The Stephens’ place, owned since the early 1970s by Holly’s late parents, Jerry and Esther Culver, had a somewhat dilapidated one-story frame addition at the rear which — as of Monday this week — has now been demolished, pictured above, with Cody Bodine behind the wheel of the backhoe.
Reviewed and okayed by the Town of Lake City Preservation Commission, the old frame kitchen addition will now be replaced with a roomier 1-1/2 story addition which will combine both kitchen and additional bedroom space.
Removal of the old kitchen addition reveals squared, hand-hewn logs, shown at right with broad axe marks, which form the structure of the unaltered front portion of the Stephens’ building. Similar to many historic homes in the Lake City Historic District, the house started out as 1-1/2-story squared log residence built by H.E. Turner in 1877. Like the next-door Beam-Nichols-Coffin house which also started out as a log cabin, the Turner residence later received a more cosmopolitan appearance when the exterior logs were covered with horizontal lap siding.

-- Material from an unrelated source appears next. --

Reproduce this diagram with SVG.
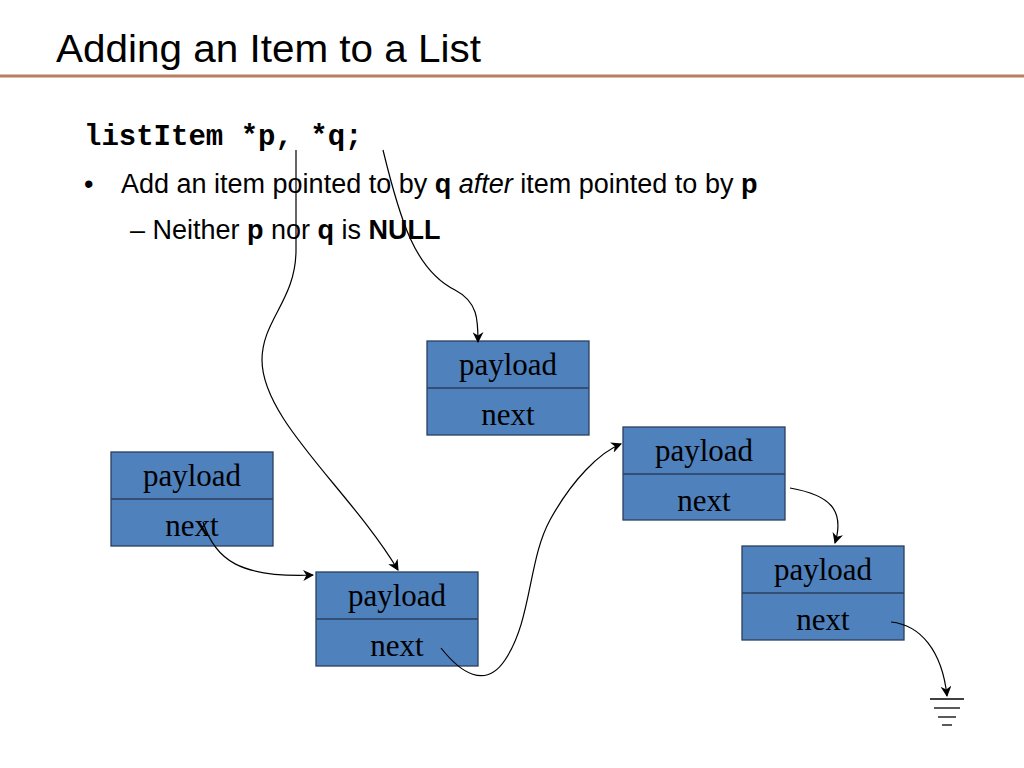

H.E. Turner, original builder of the house, is recalled for his most notable local construction, the six-story Crooke Smelter at Granite Falls in 1876. Turner both lived and worked in the Gunnison Avenue neighborhood: his carpentry workshop was located just up the block in what is now St. James Episcopal Church.
With demolition of the old part of the Stephens’ house now complete, Bodine and crew will start work later this fall on the new addition, with plans to transition to the Nichols-Coffin house next door starting next year.